╭─ DATA EXTRACT
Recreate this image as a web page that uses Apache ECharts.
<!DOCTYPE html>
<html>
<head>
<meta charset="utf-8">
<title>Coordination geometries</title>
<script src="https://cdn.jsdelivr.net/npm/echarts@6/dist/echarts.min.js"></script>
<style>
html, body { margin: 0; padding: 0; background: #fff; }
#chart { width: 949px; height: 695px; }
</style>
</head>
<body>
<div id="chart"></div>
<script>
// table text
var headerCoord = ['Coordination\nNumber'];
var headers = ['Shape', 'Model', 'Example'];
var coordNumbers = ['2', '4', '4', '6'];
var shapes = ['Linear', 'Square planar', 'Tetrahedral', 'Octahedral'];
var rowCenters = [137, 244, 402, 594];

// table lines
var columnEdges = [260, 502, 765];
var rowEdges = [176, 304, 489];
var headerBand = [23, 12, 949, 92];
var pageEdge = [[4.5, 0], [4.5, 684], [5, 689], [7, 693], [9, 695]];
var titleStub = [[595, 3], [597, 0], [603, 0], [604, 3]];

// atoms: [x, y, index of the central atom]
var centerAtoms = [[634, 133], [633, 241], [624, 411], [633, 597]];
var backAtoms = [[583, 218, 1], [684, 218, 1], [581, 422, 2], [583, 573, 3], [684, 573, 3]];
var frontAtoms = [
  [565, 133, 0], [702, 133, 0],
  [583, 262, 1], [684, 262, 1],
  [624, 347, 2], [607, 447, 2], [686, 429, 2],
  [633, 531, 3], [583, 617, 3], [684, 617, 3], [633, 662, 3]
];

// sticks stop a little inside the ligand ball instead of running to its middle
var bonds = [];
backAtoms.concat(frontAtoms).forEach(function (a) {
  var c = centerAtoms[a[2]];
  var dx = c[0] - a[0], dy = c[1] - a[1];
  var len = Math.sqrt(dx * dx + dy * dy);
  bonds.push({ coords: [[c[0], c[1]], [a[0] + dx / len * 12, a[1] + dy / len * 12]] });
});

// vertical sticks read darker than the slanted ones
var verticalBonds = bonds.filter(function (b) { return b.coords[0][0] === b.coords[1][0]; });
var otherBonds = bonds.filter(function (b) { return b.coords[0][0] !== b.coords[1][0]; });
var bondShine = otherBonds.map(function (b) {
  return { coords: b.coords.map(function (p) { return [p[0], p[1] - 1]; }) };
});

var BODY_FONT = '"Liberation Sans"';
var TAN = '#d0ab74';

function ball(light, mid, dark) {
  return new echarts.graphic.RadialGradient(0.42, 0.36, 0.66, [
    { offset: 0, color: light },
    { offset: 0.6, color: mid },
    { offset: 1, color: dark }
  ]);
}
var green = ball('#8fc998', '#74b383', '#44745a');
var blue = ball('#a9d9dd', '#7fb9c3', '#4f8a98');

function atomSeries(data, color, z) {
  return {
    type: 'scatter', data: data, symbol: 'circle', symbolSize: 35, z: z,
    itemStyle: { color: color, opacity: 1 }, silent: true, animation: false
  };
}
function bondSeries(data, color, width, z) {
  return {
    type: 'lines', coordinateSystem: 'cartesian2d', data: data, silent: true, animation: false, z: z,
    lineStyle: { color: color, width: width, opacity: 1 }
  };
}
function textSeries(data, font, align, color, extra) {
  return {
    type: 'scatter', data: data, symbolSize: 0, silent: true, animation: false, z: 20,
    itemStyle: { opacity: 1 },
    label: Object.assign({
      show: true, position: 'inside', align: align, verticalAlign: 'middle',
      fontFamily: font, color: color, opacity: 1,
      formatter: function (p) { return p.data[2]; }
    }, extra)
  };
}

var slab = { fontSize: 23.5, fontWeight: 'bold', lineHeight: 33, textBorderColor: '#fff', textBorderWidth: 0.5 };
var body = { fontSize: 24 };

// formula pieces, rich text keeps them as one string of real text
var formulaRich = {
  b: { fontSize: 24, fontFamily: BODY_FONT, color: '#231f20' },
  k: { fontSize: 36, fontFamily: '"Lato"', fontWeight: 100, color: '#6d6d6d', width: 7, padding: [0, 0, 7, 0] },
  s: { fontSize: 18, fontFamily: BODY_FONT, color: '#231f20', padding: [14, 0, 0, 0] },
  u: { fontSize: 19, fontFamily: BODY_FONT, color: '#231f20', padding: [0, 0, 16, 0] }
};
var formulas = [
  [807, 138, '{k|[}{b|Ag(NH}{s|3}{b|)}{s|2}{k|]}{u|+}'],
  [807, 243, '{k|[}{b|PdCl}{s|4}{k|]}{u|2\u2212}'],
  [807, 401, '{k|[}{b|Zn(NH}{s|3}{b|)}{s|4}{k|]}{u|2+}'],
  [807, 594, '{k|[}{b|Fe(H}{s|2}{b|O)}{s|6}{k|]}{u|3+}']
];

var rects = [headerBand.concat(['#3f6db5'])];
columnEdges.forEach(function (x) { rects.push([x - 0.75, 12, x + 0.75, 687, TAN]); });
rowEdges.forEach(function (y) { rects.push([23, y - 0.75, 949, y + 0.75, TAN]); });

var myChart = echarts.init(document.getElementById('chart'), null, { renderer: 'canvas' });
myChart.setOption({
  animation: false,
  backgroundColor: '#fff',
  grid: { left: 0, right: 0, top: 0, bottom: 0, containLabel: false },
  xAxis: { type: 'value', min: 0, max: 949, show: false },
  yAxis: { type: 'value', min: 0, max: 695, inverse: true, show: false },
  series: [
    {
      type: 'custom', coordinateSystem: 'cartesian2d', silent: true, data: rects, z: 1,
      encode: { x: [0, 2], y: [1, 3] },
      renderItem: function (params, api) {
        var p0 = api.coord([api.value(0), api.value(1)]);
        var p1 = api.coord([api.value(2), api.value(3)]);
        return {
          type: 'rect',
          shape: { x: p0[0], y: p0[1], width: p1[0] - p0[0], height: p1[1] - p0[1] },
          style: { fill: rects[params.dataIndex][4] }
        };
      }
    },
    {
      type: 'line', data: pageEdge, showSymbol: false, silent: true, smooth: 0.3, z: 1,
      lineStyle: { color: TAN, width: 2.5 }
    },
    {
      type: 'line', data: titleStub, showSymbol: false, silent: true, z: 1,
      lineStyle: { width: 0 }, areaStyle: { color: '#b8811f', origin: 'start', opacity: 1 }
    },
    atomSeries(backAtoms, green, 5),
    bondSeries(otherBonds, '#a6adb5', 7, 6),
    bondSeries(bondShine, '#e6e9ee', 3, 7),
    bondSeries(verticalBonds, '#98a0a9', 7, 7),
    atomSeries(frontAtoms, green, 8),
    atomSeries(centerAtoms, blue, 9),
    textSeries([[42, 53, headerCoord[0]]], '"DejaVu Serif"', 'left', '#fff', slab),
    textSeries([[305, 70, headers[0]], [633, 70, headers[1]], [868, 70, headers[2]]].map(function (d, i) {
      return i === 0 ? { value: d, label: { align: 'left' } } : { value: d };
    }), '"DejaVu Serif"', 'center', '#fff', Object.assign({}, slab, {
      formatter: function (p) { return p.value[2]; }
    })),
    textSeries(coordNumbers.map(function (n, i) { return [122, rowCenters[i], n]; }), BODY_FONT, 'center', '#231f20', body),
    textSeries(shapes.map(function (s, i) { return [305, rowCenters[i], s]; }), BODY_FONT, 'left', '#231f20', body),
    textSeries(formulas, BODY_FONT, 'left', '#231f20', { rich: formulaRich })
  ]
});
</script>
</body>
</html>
╰─
_THE REQUEST_: Write the data from above out again, exactly.

_SOLUTION TO THIS EXERCISE_:
Recreate this image as a web page that uses Apache ECharts.
<!DOCTYPE html>
<html>
<head>
<meta charset="utf-8">
<title>Coordination geometries</title>
<script src="https://cdn.jsdelivr.net/npm/echarts@6/dist/echarts.min.js"></script>
<style>
html, body { margin: 0; padding: 0; background: #fff; }
#chart { width: 949px; height: 695px; }
</style>
</head>
<body>
<div id="chart"></div>
<script>
// table text
var headerCoord = ['Coordination\nNumber'];
var headers = ['Shape', 'Model', 'Example'];
var coordNumbers = ['2', '4', '4', '6'];
var shapes = ['Linear', 'Square planar', 'Tetrahedral', 'Octahedral'];
var rowCenters = [137, 244, 402, 594];

// table lines
var columnEdges = [260, 502, 765];
var rowEdges = [176, 304, 489];
var headerBand = [23, 12, 949, 92];
var pageEdge = [[4.5, 0], [4.5, 684], [5, 689], [7, 693], [9, 695]];
var titleStub = [[595, 3], [597, 0], [603, 0], [604, 3]];

// atoms: [x, y, index of the central atom]
var centerAtoms = [[634, 133], [633, 241], [624, 411], [633, 597]];
var backAtoms = [[583, 218, 1], [684, 218, 1], [581, 422, 2], [583, 573, 3], [684, 573, 3]];
var frontAtoms = [
  [565, 133, 0], [702, 133, 0],
  [583, 262, 1], [684, 262, 1],
  [624, 347, 2], [607, 447, 2], [686, 429, 2],
  [633, 531, 3], [583, 617, 3], [684, 617, 3], [633, 662, 3]
];

// sticks stop a little inside the ligand ball instead of running to its middle
var bonds = [];
backAtoms.concat(frontAtoms).forEach(function (a) {
  var c = centerAtoms[a[2]];
  var dx = c[0] - a[0], dy = c[1] - a[1];
  var len = Math.sqrt(dx * dx + dy * dy);
  bonds.push({ coords: [[c[0], c[1]], [a[0] + dx / len * 12, a[1] + dy / len * 12]] });
});

// vertical sticks read darker than the slanted ones
var verticalBonds = bonds.filter(function (b) { return b.coords[0][0] === b.coords[1][0]; });
var otherBonds = bonds.filter(function (b) { return b.coords[0][0] !== b.coords[1][0]; });
var bondShine = otherBonds.map(function (b) {
  return { coords: b.coords.map(function (p) { return [p[0], p[1] - 1]; }) };
});

var BODY_FONT = '"Liberation Sans"';
var TAN = '#d0ab74';

function ball(light, mid, dark) {
  return new echarts.graphic.RadialGradient(0.42, 0.36, 0.66, [
    { offset: 0, color: light },
    { offset: 0.6, color: mid },
    { offset: 1, color: dark }
  ]);
}
var green = ball('#8fc998', '#74b383', '#44745a');
var blue = ball('#a9d9dd', '#7fb9c3', '#4f8a98');

function atomSeries(data, color, z) {
  return {
    type: 'scatter', data: data, symbol: 'circle', symbolSize: 35, z: z,
    itemStyle: { color: color, opacity: 1 }, silent: true, animation: false
  };
}
function bondSeries(data, color, width, z) {
  return {
    type: 'lines', coordinateSystem: 'cartesian2d', data: data, silent: true, animation: false, z: z,
    lineStyle: { color: color, width: width, opacity: 1 }
  };
}
function textSeries(data, font, align, color, extra) {
  return {
    type: 'scatter', data: data, symbolSize: 0, silent: true, animation: false, z: 20,
    itemStyle: { opacity: 1 },
    label: Object.assign({
      show: true, position: 'inside', align: align, verticalAlign: 'middle',
      fontFamily: font, color: color, opacity: 1,
      formatter: function (p) { return p.data[2]; }
    }, extra)
  };
}

var slab = { fontSize: 23.5, fontWeight: 'bold', lineHeight: 33, textBorderColor: '#fff', textBorderWidth: 0.5 };
var body = { fontSize: 24 };

// formula pieces, rich text keeps them as one string of real text
var formulaRich = {
  b: { fontSize: 24, fontFamily: BODY_FONT, color: '#231f20' },
  k: { fontSize: 36, fontFamily: '"Lato"', fontWeight: 100, color: '#6d6d6d', width: 7, padding: [0, 0, 7, 0] },
  s: { fontSize: 18, fontFamily: BODY_FONT, color: '#231f20', padding: [14, 0, 0, 0] },
  u: { fontSize: 19, fontFamily: BODY_FONT, color: '#231f20', padding: [0, 0, 16, 0] }
};
var formulas = [
  [807, 138, '{k|[}{b|Ag(NH}{s|3}{b|)}{s|2}{k|]}{u|+}'],
  [807, 243, '{k|[}{b|PdCl}{s|4}{k|]}{u|2\u2212}'],
  [807, 401, '{k|[}{b|Zn(NH}{s|3}{b|)}{s|4}{k|]}{u|2+}'],
  [807, 594, '{k|[}{b|Fe(H}{s|2}{b|O)}{s|6}{k|]}{u|3+}']
];

var rects = [headerBand.concat(['#3f6db5'])];
columnEdges.forEach(function (x) { rects.push([x - 0.75, 12, x + 0.75, 687, TAN]); });
rowEdges.forEach(function (y) { rects.push([23, y - 0.75, 949, y + 0.75, TAN]); });

var myChart = echarts.init(document.getElementById('chart'), null, { renderer: 'canvas' });
myChart.setOption({
  animation: false,
  backgroundColor: '#fff',
  grid: { left: 0, right: 0, top: 0, bottom: 0, containLabel: false },
  xAxis: { type: 'value', min: 0, max: 949, show: false },
  yAxis: { type: 'value', min: 0, max: 695, inverse: true, show: false },
  series: [
    {
      type: 'custom', coordinateSystem: 'cartesian2d', silent: true, data: rects, z: 1,
      encode: { x: [0, 2], y: [1, 3] },
      renderItem: function (params, api) {
        var p0 = api.coord([api.value(0), api.value(1)]);
        var p1 = api.coord([api.value(2), api.value(3)]);
        return {
          type: 'rect',
          shape: { x: p0[0], y: p0[1], width: p1[0] - p0[0], height: p1[1] - p0[1] },
          style: { fill: rects[params.dataIndex][4] }
        };
      }
    },
    {
      type: 'line', data: pageEdge, showSymbol: false, silent: true, smooth: 0.3, z: 1,
      lineStyle: { color: TAN, width: 2.5 }
    },
    {
      type: 'line', data: titleStub, showSymbol: false, silent: true, z: 1,
      lineStyle: { width: 0 }, areaStyle: { color: '#b8811f', origin: 'start', opacity: 1 }
    },
    atomSeries(backAtoms, green, 5),
    bondSeries(otherBonds, '#a6adb5', 7, 6),
    bondSeries(bondShine, '#e6e9ee', 3, 7),
    bondSeries(verticalBonds, '#98a0a9', 7, 7),
    atomSeries(frontAtoms, green, 8),
    atomSeries(centerAtoms, blue, 9),
    textSeries([[42, 53, headerCoord[0]]], '"DejaVu Serif"', 'left', '#fff', slab),
    textSeries([[305, 70, headers[0]], [633, 70, headers[1]], [868, 70, headers[2]]].map(function (d, i) {
      return i === 0 ? { value: d, label: { align: 'left' } } : { value: d };
    }), '"DejaVu Serif"', 'center', '#fff', Object.assign({}, slab, {
      formatter: function (p) { return p.value[2]; }
    })),
    textSeries(coordNumbers.map(function (n, i) { return [122, rowCenters[i], n]; }), BODY_FONT, 'center', '#231f20', body),
    textSeries(shapes.map(function (s, i) { return [305, rowCenters[i], s]; }), BODY_FONT, 'left', '#231f20', body),
    textSeries(formulas, BODY_FONT, 'left', '#231f20', { rich: formulaRich })
  ]
});
</script>
</body>
</html>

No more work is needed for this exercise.